▼▼▼

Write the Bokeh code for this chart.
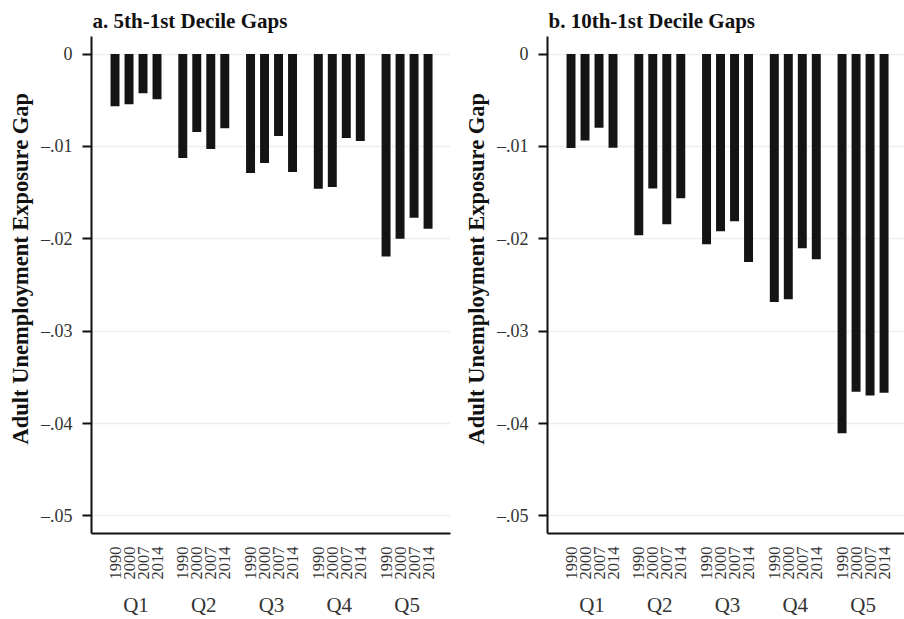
import math
from bokeh.plotting import figure
from bokeh.models import (ColumnDataSource, Range1d, LinearAxis, FixedTicker,
                          CustomJSTickFormatter, Title)
from bokeh.layouts import row
from bokeh.embed import file_html
from bokeh.resources import INLINE

# ---------------- data ----------------
quintiles = ["Q1", "Q2", "Q3", "Q4", "Q5"]
years = ["1990", "2000", "2007", "2014"]

# panel a: 5th-1st decile gaps (by quintile, years 1990/2000/2007/2014)
gap_5_1 = [
    -0.00565, -0.00543, -0.00424, -0.00489,   # Q1
    -0.01125, -0.00845, -0.01028, -0.00802,   # Q2
    -0.01287, -0.01179, -0.00888, -0.01276,   # Q3
    -0.01459, -0.01438, -0.00910, -0.00942,   # Q4
    -0.02192, -0.01998, -0.01772, -0.01890,   # Q5
]
# panel b: 10th-1st decile gaps
gap_10_1 = [
    -0.01016, -0.00937, -0.00797, -0.01013,   # Q1
    -0.01961, -0.01455, -0.01843, -0.01562,   # Q2
    -0.02058, -0.01918, -0.01810, -0.02252,   # Q3
    -0.02683, -0.02654, -0.02101, -0.02220,   # Q4
    -0.04106, -0.03656, -0.03696, -0.03667,   # Q5
]
y_ticks = [0, -0.01, -0.02, -0.03, -0.04, -0.05]

titles = ["a. 5th-1st Decile Gaps", "b. 10th-1st Decile Gaps"]
y_label = "Adult Unemployment Exposure Gap"

# ---------------- layout helpers ----------------
GROUP_STEP = 4.84
BAR_W = 0.64
pos = [g * GROUP_STEP + j for g in range(len(quintiles)) for j in range(len(years))]
year_labels = [y for _ in quintiles for y in years]
group_centers = [g * GROUP_STEP + (len(years) - 1) / 2 for g in range(len(quintiles))]

SERIF = "Liberation Serif"
BAR_COLOR = "#141414"
LOOKUP = """
    for (let k = 0; k < pos.length; k++) {
        if (Math.abs(pos[k] - tick) < 1e-6) return labs[k];
    }
    return '';
"""


def make_panel(values, title, width, left_border, right_border, x_end):
    p = figure(width=width, height=619, output_backend="svg", toolbar_location=None,
               x_range=Range1d(-1.68, x_end), y_range=Range1d(-0.0519, 0.0019),
               x_axis_type=None, min_border_left=left_border,
               min_border_right=right_border, min_border_top=36,
               min_border_bottom=85, title=title)
    p.outline_line_color = None
    p.background_fill_color = "white"
    p.border_fill_color = "white"

    p.title.text_font = SERIF
    p.title.text_font_style = "bold"
    p.title.text_font_size = "21px"
    p.title.text_color = "#111111"
    p.title.standoff = 8
    p.title.offset = 1

    src = ColumnDataSource(dict(x=pos, v=values))
    p.vbar(x="x", top=0, bottom="v", width=BAR_W, source=src,
           fill_color=BAR_COLOR, line_color=None)

    # y axis
    ya = p.yaxis[0]
    ya.ticker = FixedTicker(ticks=y_ticks)
    ya.formatter = CustomJSTickFormatter(code="""
        if (Math.abs(tick) < 1e-9) return '0';
        return '\u2013' + Math.abs(tick).toFixed(2).replace(/^0/, '');
    """)
    ya.axis_line_width = 2
    ya.axis_line_color = "#111111"
    ya.major_tick_line_width = 2
    ya.major_tick_line_color = "#111111"
    ya.major_tick_out = 9
    ya.major_tick_in = 0
    ya.minor_tick_line_color = None
    ya.minor_tick_out = 0
    ya.major_label_text_font = SERIF
    ya.major_label_text_font_size = "18px"
    ya.major_label_text_color = "#333333"
    ya.major_label_standoff = 10

    # y axis title (placed left of the axis, positioned along the side)
    yt = Title(text=y_label, align="left", offset=89, standoff=10,
               text_font=SERIF, text_font_style="bold",
               text_font_size="22.5px", text_color="#111111")
    p.add_layout(yt, "left")

    p.xgrid.grid_line_color = None
    p.ygrid.ticker = FixedTicker(ticks=y_ticks)
    p.ygrid.grid_line_color = "#eeeeee"
    p.ygrid.grid_line_width = 1.5

    # year axis
    xa = LinearAxis(ticker=FixedTicker(ticks=pos),
                    formatter=CustomJSTickFormatter(
                        args=dict(pos=pos, labs=year_labels), code=LOOKUP))
    xa.axis_line_width = 2
    xa.axis_line_color = "#111111"
    xa.major_tick_line_color = None
    xa.minor_tick_line_color = None
    xa.major_tick_out = 0
    xa.major_tick_in = 0
    xa.minor_tick_out = 0
    xa.minor_tick_in = 0
    xa.major_label_orientation = math.pi / 2
    xa.major_label_text_font = SERIF
    xa.major_label_text_font_size = "16.5px"
    xa.major_label_text_color = "#333333"
    xa.major_label_standoff = 13
    p.add_layout(xa, "below")

    # quintile group axis
    qa = LinearAxis(ticker=FixedTicker(ticks=group_centers),
                    formatter=CustomJSTickFormatter(
                        args=dict(pos=group_centers, labs=quintiles), code=LOOKUP))
    qa.axis_line_color = None
    qa.major_tick_line_color = None
    qa.minor_tick_line_color = None
    qa.major_tick_out = 0
    qa.major_tick_in = 0
    qa.minor_tick_out = 0
    qa.minor_tick_in = 0
    qa.major_label_text_font = SERIF
    qa.major_label_text_font_size = "21px"
    qa.major_label_text_color = "#333333"
    qa.major_label_standoff = 10
    p.add_layout(qa, "below")
    return p


p1 = make_panel(gap_5_1, titles[0], 455, 91, 5, -1.68 + 359 / 14)
p2 = make_panel(gap_10_1, titles[1], 449, 92, 0, -1.68 + 357 / 14)

layout = row(p1, p2)
open("out.html", "w").write(file_html(layout, INLINE))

▲▲▲

Pictures are excluded; copy all other data exactly as shown.

Response =
Write the Bokeh code for this chart.
import math
from bokeh.plotting import figure
from bokeh.models import (ColumnDataSource, Range1d, LinearAxis, FixedTicker,
                          CustomJSTickFormatter, Title)
from bokeh.layouts import row
from bokeh.embed import file_html
from bokeh.resources import INLINE

# ---------------- data ----------------
quintiles = ["Q1", "Q2", "Q3", "Q4", "Q5"]
years = ["1990", "2000", "2007", "2014"]

# panel a: 5th-1st decile gaps (by quintile, years 1990/2000/2007/2014)
gap_5_1 = [
    -0.00565, -0.00543, -0.00424, -0.00489,   # Q1
    -0.01125, -0.00845, -0.01028, -0.00802,   # Q2
    -0.01287, -0.01179, -0.00888, -0.01276,   # Q3
    -0.01459, -0.01438, -0.00910, -0.00942,   # Q4
    -0.02192, -0.01998, -0.01772, -0.01890,   # Q5
]
# panel b: 10th-1st decile gaps
gap_10_1 = [
    -0.01016, -0.00937, -0.00797, -0.01013,   # Q1
    -0.01961, -0.01455, -0.01843, -0.01562,   # Q2
    -0.02058, -0.01918, -0.01810, -0.02252,   # Q3
    -0.02683, -0.02654, -0.02101, -0.02220,   # Q4
    -0.04106, -0.03656, -0.03696, -0.03667,   # Q5
]
y_ticks = [0, -0.01, -0.02, -0.03, -0.04, -0.05]

titles = ["a. 5th-1st Decile Gaps", "b. 10th-1st Decile Gaps"]
y_label = "Adult Unemployment Exposure Gap"

# ---------------- layout helpers ----------------
GROUP_STEP = 4.84
BAR_W = 0.64
pos = [g * GROUP_STEP + j for g in range(len(quintiles)) for j in range(len(years))]
year_labels = [y for _ in quintiles for y in years]
group_centers = [g * GROUP_STEP + (len(years) - 1) / 2 for g in range(len(quintiles))]

SERIF = "Liberation Serif"
BAR_COLOR = "#141414"
LOOKUP = """
    for (let k = 0; k < pos.length; k++) {
        if (Math.abs(pos[k] - tick) < 1e-6) return labs[k];
    }
    return '';
"""


def make_panel(values, title, width, left_border, right_border, x_end):
    p = figure(width=width, height=619, output_backend="svg", toolbar_location=None,
               x_range=Range1d(-1.68, x_end), y_range=Range1d(-0.0519, 0.0019),
               x_axis_type=None, min_border_left=left_border,
               min_border_right=right_border, min_border_top=36,
               min_border_bottom=85, title=title)
    p.outline_line_color = None
    p.background_fill_color = "white"
    p.border_fill_color = "white"

    p.title.text_font = SERIF
    p.title.text_font_style = "bold"
    p.title.text_font_size = "21px"
    p.title.text_color = "#111111"
    p.title.standoff = 8
    p.title.offset = 1

    src = ColumnDataSource(dict(x=pos, v=values))
    p.vbar(x="x", top=0, bottom="v", width=BAR_W, source=src,
           fill_color=BAR_COLOR, line_color=None)

    # y axis
    ya = p.yaxis[0]
    ya.ticker = FixedTicker(ticks=y_ticks)
    ya.formatter = CustomJSTickFormatter(code="""
        if (Math.abs(tick) < 1e-9) return '0';
        return '\u2013' + Math.abs(tick).toFixed(2).replace(/^0/, '');
    """)
    ya.axis_line_width = 2
    ya.axis_line_color = "#111111"
    ya.major_tick_line_width = 2
    ya.major_tick_line_color = "#111111"
    ya.major_tick_out = 9
    ya.major_tick_in = 0
    ya.minor_tick_line_color = None
    ya.minor_tick_out = 0
    ya.major_label_text_font = SERIF
    ya.major_label_text_font_size = "18px"
    ya.major_label_text_color = "#333333"
    ya.major_label_standoff = 10

    # y axis title (placed left of the axis, positioned along the side)
    yt = Title(text=y_label, align="left", offset=89, standoff=10,
               text_font=SERIF, text_font_style="bold",
               text_font_size="22.5px", text_color="#111111")
    p.add_layout(yt, "left")

    p.xgrid.grid_line_color = None
    p.ygrid.ticker = FixedTicker(ticks=y_ticks)
    p.ygrid.grid_line_color = "#eeeeee"
    p.ygrid.grid_line_width = 1.5

    # year axis
    xa = LinearAxis(ticker=FixedTicker(ticks=pos),
                    formatter=CustomJSTickFormatter(
                        args=dict(pos=pos, labs=year_labels), code=LOOKUP))
    xa.axis_line_width = 2
    xa.axis_line_color = "#111111"
    xa.major_tick_line_color = None
    xa.minor_tick_line_color = None
    xa.major_tick_out = 0
    xa.major_tick_in = 0
    xa.minor_tick_out = 0
    xa.minor_tick_in = 0
    xa.major_label_orientation = math.pi / 2
    xa.major_label_text_font = SERIF
    xa.major_label_text_font_size = "16.5px"
    xa.major_label_text_color = "#333333"
    xa.major_label_standoff = 13
    p.add_layout(xa, "below")

    # quintile group axis
    qa = LinearAxis(ticker=FixedTicker(ticks=group_centers),
                    formatter=CustomJSTickFormatter(
                        args=dict(pos=group_centers, labs=quintiles), code=LOOKUP))
    qa.axis_line_color = None
    qa.major_tick_line_color = None
    qa.minor_tick_line_color = None
    qa.major_tick_out = 0
    qa.major_tick_in = 0
    qa.minor_tick_out = 0
    qa.minor_tick_in = 0
    qa.major_label_text_font = SERIF
    qa.major_label_text_font_size = "21px"
    qa.major_label_text_color = "#333333"
    qa.major_label_standoff = 10
    p.add_layout(qa, "below")
    return p


p1 = make_panel(gap_5_1, titles[0], 455, 91, 5, -1.68 + 359 / 14)
p2 = make_panel(gap_10_1, titles[1], 449, 92, 0, -1.68 + 357 / 14)

layout = row(p1, p2)
open("out.html", "w").write(file_html(layout, INLINE))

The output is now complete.